The family- and faith-friendly film scored 13M viewers on Dec. 10. Then DVR ratings over the next three days added an additional 2.5M viewers. And more importantly, the numbers in the key 18-49 demo went from 1.8 to 2.3 (meaning a lot of those advertiser-approved folks DVRed the show instead of watching it live).

Reported Deadline.com:

Overall, it was the most-watched movie on broadcast television since Jesse Stone: Innocence Lost on CBS back in 2011, and bested the ratings of previous week’s success The Wiz! Live.

And, “Dolly Parton’s Coat of Many Colors” is only the first of a series of TV movies inspired by Parton songs, with Parton as a producer. Next up is “Jolene.”

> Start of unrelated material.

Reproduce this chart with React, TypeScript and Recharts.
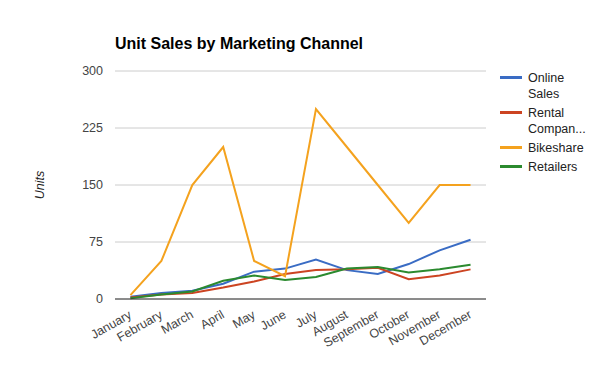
import React from "react";
import {
  LineChart,
  Line,
  XAxis,
  YAxis,
  CartesianGrid,
} from "recharts";

const MONTHS = [
  "January", "February", "March", "April", "May", "June",
  "July", "August", "September", "October", "November", "December",
];

const ONLINE_SALES = [3, 8, 11, 20, 36, 40, 52, 38, 33, 46, 64, 78];
const RENTAL = [2, 6, 8, 15, 23, 33, 38, 39, 41, 26, 31, 39];
const BIKESHARE = [5, 50, 150, 200, 50, 30, 250, 200, 150, 100, 150, 150];
const RETAILERS = [1, 6, 10, 24, 31, 25, 29, 40, 42, 35, 39, 45];

const Y_TICKS = [0, 75, 150, 225, 300];

const SERIES = [
  { key: "online", name: "Online Sales", lines: ["Online", "Sales"], color: "#3a6cc4" },
  { key: "rental", name: "Rental Companies", lines: ["Rental", "Compan..."], color: "#cc4422" },
  { key: "bikeshare", name: "Bikeshare", lines: ["Bikeshare"], color: "#f4a21e" },
  { key: "retailers", name: "Retailers", lines: ["Retailers"], color: "#2b8a2f" },
];

const FONT = "Arial, 'Liberation Sans', sans-serif";

const data = MONTHS.map((m, i) => ({
  month: m,
  online: ONLINE_SALES[i],
  rental: RENTAL[i],
  bikeshare: BIKESHARE[i],
  retailers: RETAILERS[i],
}));

function MonthTick(props: any) {
  const { x, y, payload } = props;
  return (
    <text
      x={x + 2}
      y={y + 10}
      textAnchor="end"
      transform={`rotate(-30 ${x + 2} ${y + 10})`}
      fontSize={12.5}
      fontFamily={FONT}
      fill="#444"
    >
      {payload.value}
    </text>
  );
}

// legend drawn outside the svg so it doesn't eat plot width
function SideLegend() {
  let y = 0;
  return (
    <div style={{ position: "absolute", left: 500, top: 70, fontFamily: FONT, fontSize: 12.5, color: "#222" }}>
      {SERIES.map((s) => {
        const top = y;
        y += s.lines.length * 16 + 3;
        return (
          <div key={s.key} style={{ position: "absolute", top, left: 0, display: "flex", whiteSpace: "nowrap" }}>
            <div style={{ width: 22, height: 3, background: s.color, marginTop: 6, marginRight: 6 }} />
            <div style={{ lineHeight: "16px" }}>
              {s.lines.map((l) => (
                <div key={l}>{l}</div>
              ))}
            </div>
          </div>
        );
      })}
    </div>
  );
}

export default function App() {
  return (
    <div style={{ position: "fixed", top: 0, left: 0, width: 600, height: 371, background: "#fff" }}>
      <div
        style={{
          position: "absolute",
          left: 115,
          top: 35,
          fontFamily: FONT,
          fontWeight: "bold",
          fontSize: 16,
          color: "#000",
        }}
      >
        Unit Sales by Marketing Channel
      </div>
      <div
        style={{
          position: "absolute",
          left: 40,
          top: 185,
          transform: "translate(-50%, -50%) rotate(-90deg)",
          fontFamily: FONT,
          fontStyle: "italic",
          fontSize: 12.5,
          color: "#222",
        }}
      >
        Units
      </div>
      <LineChart
        width={600}
        height={371}
        data={data}
        margin={{ top: 71, right: 114, bottom: 12, left: 75 }}
      >
        <CartesianGrid vertical={false} stroke="#ccc" />
        <XAxis
          dataKey="month"
          scale="band"
          interval={0}
          height={60}
          tickLine={false}
          axisLine={{ stroke: "#333" }}
          tick={<MonthTick />}
        />
        <YAxis
          type="number"
          domain={[0, 300]}
          ticks={Y_TICKS}
          width={40}
          tickLine={false}
          axisLine={false}
          tickSize={0}
          tickMargin={12}
          tick={{ fontSize: 12.5, fill: "#444", fontFamily: FONT }}
        />
        {SERIES.map((s) => (
          <Line
            key={s.key}
            type="linear"
            dataKey={s.key}
            name={s.name}
            stroke={s.color}
            strokeWidth={2}
            dot={false}
            isAnimationActive={false}
          />
        ))}
      </LineChart>
      <SideLegend />
    </div>
  );
}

My hope is that the success of this movie will drive home to broadcast networks just how much audience they are ignoring — and thereby how much money they are leaving on the table — by producing so little family and/or faith-friendly scripted fare.

I can understand why they don’t — everybody wants to sit at the cool kids’ table; everybody wants the Hollywood community to think well of them (and hire them); and everybody wants awards, critical acclaim and press attention (which also helps one to get hired).

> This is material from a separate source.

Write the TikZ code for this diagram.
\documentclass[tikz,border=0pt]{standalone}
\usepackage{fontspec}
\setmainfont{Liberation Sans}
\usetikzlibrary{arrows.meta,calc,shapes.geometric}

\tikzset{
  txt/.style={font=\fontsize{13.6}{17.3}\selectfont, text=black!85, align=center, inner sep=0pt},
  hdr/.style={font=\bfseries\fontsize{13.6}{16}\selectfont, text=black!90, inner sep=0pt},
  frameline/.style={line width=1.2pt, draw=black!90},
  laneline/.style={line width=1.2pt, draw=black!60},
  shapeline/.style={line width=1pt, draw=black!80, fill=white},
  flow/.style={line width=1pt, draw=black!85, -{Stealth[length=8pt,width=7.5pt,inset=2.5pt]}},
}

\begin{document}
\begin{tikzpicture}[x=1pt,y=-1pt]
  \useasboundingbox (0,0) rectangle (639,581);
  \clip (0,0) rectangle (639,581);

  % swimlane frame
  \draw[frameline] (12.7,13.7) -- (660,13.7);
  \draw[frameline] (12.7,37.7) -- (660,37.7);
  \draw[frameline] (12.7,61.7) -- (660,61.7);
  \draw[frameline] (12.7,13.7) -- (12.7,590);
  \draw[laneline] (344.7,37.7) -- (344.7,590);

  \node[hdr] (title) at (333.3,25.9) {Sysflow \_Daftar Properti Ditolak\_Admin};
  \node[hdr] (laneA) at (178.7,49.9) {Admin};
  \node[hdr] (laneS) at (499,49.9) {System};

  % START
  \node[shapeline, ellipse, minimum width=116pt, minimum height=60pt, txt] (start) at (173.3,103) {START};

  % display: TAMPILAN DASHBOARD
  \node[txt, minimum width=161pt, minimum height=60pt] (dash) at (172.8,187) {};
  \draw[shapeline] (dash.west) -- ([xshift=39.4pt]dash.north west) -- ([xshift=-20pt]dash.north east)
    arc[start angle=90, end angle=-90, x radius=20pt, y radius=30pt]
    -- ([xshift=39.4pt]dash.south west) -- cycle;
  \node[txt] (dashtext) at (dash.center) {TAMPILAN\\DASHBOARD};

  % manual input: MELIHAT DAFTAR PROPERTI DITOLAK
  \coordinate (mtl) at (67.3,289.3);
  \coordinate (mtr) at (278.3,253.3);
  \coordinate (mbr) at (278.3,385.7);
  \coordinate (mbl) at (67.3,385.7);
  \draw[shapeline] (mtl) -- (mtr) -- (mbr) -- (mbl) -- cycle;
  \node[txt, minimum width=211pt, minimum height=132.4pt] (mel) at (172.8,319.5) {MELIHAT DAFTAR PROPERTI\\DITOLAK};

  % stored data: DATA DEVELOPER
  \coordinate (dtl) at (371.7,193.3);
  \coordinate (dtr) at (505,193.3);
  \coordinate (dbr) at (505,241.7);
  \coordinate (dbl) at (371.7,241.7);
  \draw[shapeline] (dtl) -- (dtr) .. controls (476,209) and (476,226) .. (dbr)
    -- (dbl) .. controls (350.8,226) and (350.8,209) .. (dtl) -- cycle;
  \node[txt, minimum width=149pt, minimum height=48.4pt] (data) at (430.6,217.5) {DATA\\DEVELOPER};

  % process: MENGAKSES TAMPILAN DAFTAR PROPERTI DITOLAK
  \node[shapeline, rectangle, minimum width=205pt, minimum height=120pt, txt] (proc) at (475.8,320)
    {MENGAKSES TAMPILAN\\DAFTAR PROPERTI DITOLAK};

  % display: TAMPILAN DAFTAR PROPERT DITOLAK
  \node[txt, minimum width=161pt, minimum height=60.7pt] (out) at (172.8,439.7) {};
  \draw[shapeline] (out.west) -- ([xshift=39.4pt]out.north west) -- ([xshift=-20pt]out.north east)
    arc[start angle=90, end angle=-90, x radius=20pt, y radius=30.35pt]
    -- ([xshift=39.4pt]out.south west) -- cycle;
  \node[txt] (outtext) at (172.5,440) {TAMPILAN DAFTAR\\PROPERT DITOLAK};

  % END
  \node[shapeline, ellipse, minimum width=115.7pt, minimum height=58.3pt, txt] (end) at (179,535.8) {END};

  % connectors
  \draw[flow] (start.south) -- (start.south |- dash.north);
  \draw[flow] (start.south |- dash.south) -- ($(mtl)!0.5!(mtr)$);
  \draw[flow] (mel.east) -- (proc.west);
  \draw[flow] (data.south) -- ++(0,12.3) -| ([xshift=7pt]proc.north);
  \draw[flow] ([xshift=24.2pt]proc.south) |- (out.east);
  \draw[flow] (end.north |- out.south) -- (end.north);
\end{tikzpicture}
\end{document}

If you’re producing something like “Coat” — and you do it well — you probably won’t get rave reviews from the top entertainment writers, win an Emmy or a Golden Globe, or get your face on magazine covers.

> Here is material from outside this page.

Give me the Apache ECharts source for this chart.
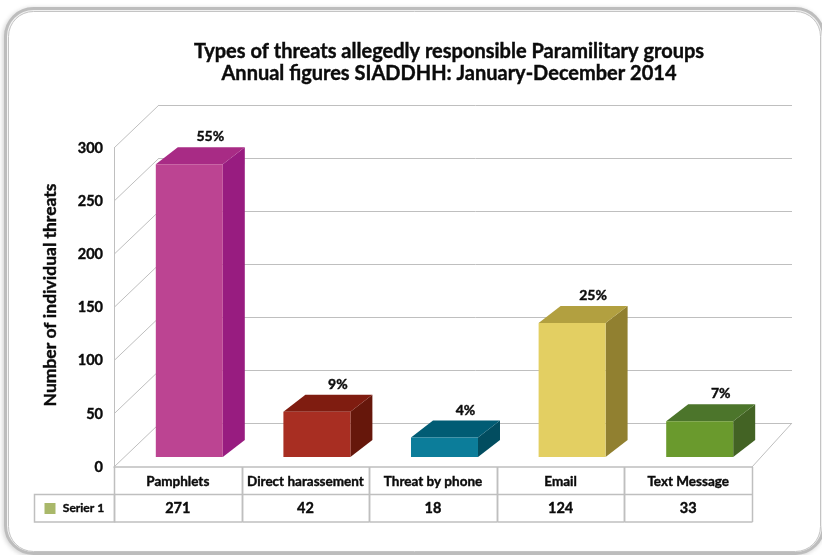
<!DOCTYPE html>
<html>
<head>
<meta charset="utf-8">
<style>html,body{margin:0;padding:0;background:#fff}#chart{width:822px;height:555px}</style>
<script src="https://cdn.jsdelivr.net/npm/echarts@6/dist/echarts.min.js"></script>
</head>
<body>
<div id="chart"></div>
<script>
// Threat counts by type, SIADDHH annual figures 2014
const categories = ['Pamphlets', 'Direct harassement', 'Threat by phone', 'Email', 'Text Message'];
const threatCounts = [271, 42, 18, 124, 33];
const shareLabels = ['55%', '9%', '4%', '25%', '7%'];
const yTicks = [0, 50, 100, 150, 200, 250, 300];
const seriesName = 'Serier 1';
const titleLines = ['Types of threats allegedly responsible Paramilitary groups', 'Annual figures SIADDHH: January-December 2014'];
const yAxisTitle = 'Number of individual threats';

// front, top and side shades of each column
const faceColors = ['#bc4492', '#a82e22', '#0c7d9a', '#e3cf62', '#6a9a2d'];
const topColors = ['#a82b85', '#7f1c10', '#015c74', '#b2a040', '#4c752b'];
const sideColors = ['#981c80', '#66170b', '#024d60', '#918030', '#436324'];

const FONT = 'Lato, "Open Sans", sans-serif';
const LINE = '#bfbfbf';
const INK = '#0b0b0b';
// Thin outline that thickens the bold face
const HEAVY = { textBorderColor: INK, textBorderWidth: 0.4 };
// Receding offset of the wall and of the column boxes
const WALL_DX = 45, WALL_DY = -43;
const BOX_DX = 22, BOX_DY = -17;
const ROW_H = 27.5;

const chart = echarts.init(document.getElementById('chart'), null, { renderer: 'canvas' });

function boldText(x, y, text, size) {
  return {
    type: 'text', x, y,
    style: { text, fill: INK, stroke: INK, lineWidth: 0.4, font: 'bold ' + size + 'px ' + FONT, textAlign: 'center', textVerticalAlign: 'middle' }
  };
}

function renderColumn(params, api) {
  const i = api.value(0), v = api.value(1);
  const base = api.coord([i, 0]);
  const top = api.coord([i, v]);
  const w = api.size([1, 0])[0] * 0.525;
  const x0 = base[0] - w / 2, x1 = base[0] + w / 2, yb = base[1], yt = top[1];
  return {
    type: 'group',
    children: [
      { type: 'polygon', shape: { points: [[x1, yt], [x1 + BOX_DX, yt + BOX_DY], [x1 + BOX_DX, yb + BOX_DY], [x1, yb]] }, style: { fill: sideColors[i] } },
      { type: 'polygon', shape: { points: [[x0, yt], [x1, yt], [x1 + BOX_DX, yt + BOX_DY], [x0 + BOX_DX, yt + BOX_DY]] }, style: { fill: topColors[i] } },
      { type: 'rect', shape: { x: x0, y: yt, width: w, height: yb - yt }, style: { fill: faceColors[i] } },
      boldText(base[0] + BOX_DX - 1, yt + BOX_DY - 10.5, shareLabels[i], 14)
    ]
  };
}

// Slanted lines of the side wall, one per tick
function renderWallTick(params, api) {
  const p = api.coord([0, api.value(0)]);
  const x = p[0] - api.size([1, 0])[0] / 2;
  return { type: 'line', shape: { x1: x, y1: p[1], x2: x + WALL_DX, y2: p[1] + WALL_DY }, style: { stroke: LINE, lineWidth: 1 } };
}

// Right edge of the floor
function renderFloorEdge(params, api) {
  const p = api.coord([categories.length - 1, 0]);
  const x = p[0] + api.size([1, 0])[0] / 2;
  return { type: 'line', shape: { x1: x, y1: p[1], x2: x + 40, y2: p[1] - 44 }, style: { stroke: LINE, lineWidth: 1 } };
}

// Data table under the floor: cell rules and the value row
function renderTableColumn(params, api) {
  const i = api.value(0);
  const p = api.coord([i, 0]);
  const w = api.size([1, 0])[0];
  const x0 = Math.round(p[0] - w / 2) + 0.5, x1 = Math.round(p[0] + w / 2) + 0.5, y0 = p[1];
  const rule = { stroke: LINE, lineWidth: 1.5 };
  return {
    type: 'group',
    children: [
      { type: 'line', shape: { x1: x0, y1: y0, x2: x0, y2: y0 + 2 * ROW_H }, style: rule },
      { type: 'line', shape: { x1: x1, y1: y0, x2: x1, y2: y0 + 2 * ROW_H }, style: rule },
      { type: 'line', shape: { x1: x0, y1: y0 + ROW_H, x2: x1, y2: y0 + ROW_H }, style: rule },
      { type: 'line', shape: { x1: x0, y1: y0 + 2 * ROW_H, x2: x1, y2: y0 + 2 * ROW_H }, style: rule },
      boldText(p[0], y0 + 1.5 * ROW_H, String(api.value(1)), 14.5)
    ]
  };
}

// Legend cell at the start of the value row
function renderLegendCell(params, api) {
  const p = api.coord([0, 0]);
  const right = Math.round(p[0] - api.size([1, 0])[0] / 2) + 0.5;
  const left = right - 80, top = p[1] + ROW_H, h = ROW_H;
  return {
    type: 'group',
    children: [
      { type: 'rect', shape: { x: left, y: top, width: 80, height: h }, style: { fill: 'none', stroke: LINE, lineWidth: 1.5 } },
      { type: 'rect', shape: { x: left + 10, y: top + 8.5, width: 11, height: 11 }, style: { fill: '#a9b86a' } },
      boldText(left + 49, top + h / 2, seriesName, 12)
    ]
  };
}

const indexed = categories.map((c, i) => [i, threatCounts[i]]);

chart.setOption({
  animation: false,
  backgroundColor: '#fff',
  title: {
    text: titleLines.join('\n'),
    left: 444, top: 36, textAlign: 'center',
    textStyle: { fontFamily: FONT, fontWeight: 'bold', fontSize: 20, lineHeight: 22, color: INK, ...HEAVY }
  },
  graphic: [
    { type: 'rect', z: -10, shape: { x: 5.5, y: 8.5, width: 818, height: 545, r: 28 }, style: { fill: '#fff', stroke: '#bdbdbd', lineWidth: 3, shadowBlur: 5, shadowColor: 'rgba(0,0,0,0.15)', shadowOffsetX: -1, shadowOffsetY: 1 } },
    { type: 'rect', z: -9, shape: { x: 8.5, y: 11.5, width: 812, height: 540, r: 25 }, style: { fill: '#fff', stroke: '#c4c4c4', lineWidth: 1 } }
  ],
  grid: [
    { left: 159, width: 633, top: 105, height: 318 }, // back wall
    { left: 114, width: 638, top: 148, height: 319 }, // front plane with the axis labels
    { left: 125.5, width: 638, top: 133, height: 324 } // plane through the columns
  ],
  xAxis: [
    { gridIndex: 0, type: 'category', data: categories, show: false },
    {
      gridIndex: 1, type: 'category', data: categories,
      axisLine: { show: true, lineStyle: { color: LINE, width: 1.5 } },
      axisTick: { show: false },
      axisLabel: { interval: 0, margin: 8, color: INK, fontFamily: FONT, fontWeight: 'bold', fontSize: 13.5, ...HEAVY }
    },
    { gridIndex: 2, type: 'category', data: categories, show: false }
  ],
  yAxis: [
    {
      gridIndex: 0, type: 'value', min: 0, max: 300, interval: 50,
      axisLine: { show: false }, axisTick: { show: false }, axisLabel: { show: false },
      splitLine: { show: true, lineStyle: { color: LINE, width: 1 } }
    },
    {
      gridIndex: 1, type: 'value', min: 0, max: 300, interval: 50,
      axisLine: { show: true, lineStyle: { color: LINE, width: 1 } },
      axisTick: { show: false }, splitLine: { show: false },
      axisLabel: { margin: 11, color: INK, fontFamily: FONT, fontWeight: 'bold', fontSize: 14.5, padding: [0, 0, 2, 0], ...HEAVY }
    },
    {
      gridIndex: 2, type: 'value', min: 0, max: 300, interval: 50,
      axisLine: { show: false }, axisTick: { show: false }, axisLabel: { show: false }, splitLine: { show: false },
      name: yAxisTitle, nameLocation: 'middle', nameRotate: 90, nameGap: 66,
      nameTextStyle: { color: INK, fontFamily: FONT, fontWeight: 'bold', fontSize: 17.5, ...HEAVY }
    }
  ],
  series: [
    { type: 'custom', name: 'wall', xAxisIndex: 1, yAxisIndex: 1, z: 1, silent: true, clip: false, renderItem: renderWallTick, data: yTicks.map(v => [v]), encode: { y: 0 } },
    { type: 'custom', name: 'floor', xAxisIndex: 1, yAxisIndex: 1, z: 1, silent: true, clip: false, renderItem: renderFloorEdge, data: [[0]] },
    { type: 'custom', name: 'table', xAxisIndex: 1, yAxisIndex: 1, z: 3, silent: true, clip: false, renderItem: renderTableColumn, data: indexed },
    { type: 'custom', name: 'legendCell', xAxisIndex: 1, yAxisIndex: 1, z: 3, silent: true, clip: false, renderItem: renderLegendCell, data: [[0]] },
    { type: 'custom', name: seriesName, xAxisIndex: 2, yAxisIndex: 2, z: 5, clip: false, renderItem: renderColumn, data: indexed, encode: { x: 0, y: 1 } }
  ]
});
</script>
</body>
</html>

You’ll just make a pile of cash and win the goodwill of “Middle America” (which, truth be told, lives everywhere in America, not just in the Midwest).

Perhaps it’s time for the original three broadcast networks to go back to being broadcasters and stop trying to play in the same envelope-pushing, niche sandbox as HBO, Showtime, Netflix and Amazon Prime. There’s a huge swath of America that has access to ABC, NBC and CBS without even having cable, and from what I hear, it’s “starving” for scripted programming that reflects — or at least doesn’t directly insult — its lifestyle and values.

“Coat” told a story from when Parton was a little girl, so perhaps, as the Good Book says, “a child will lead them” to a strategy that could keep their coffers full and futures bright.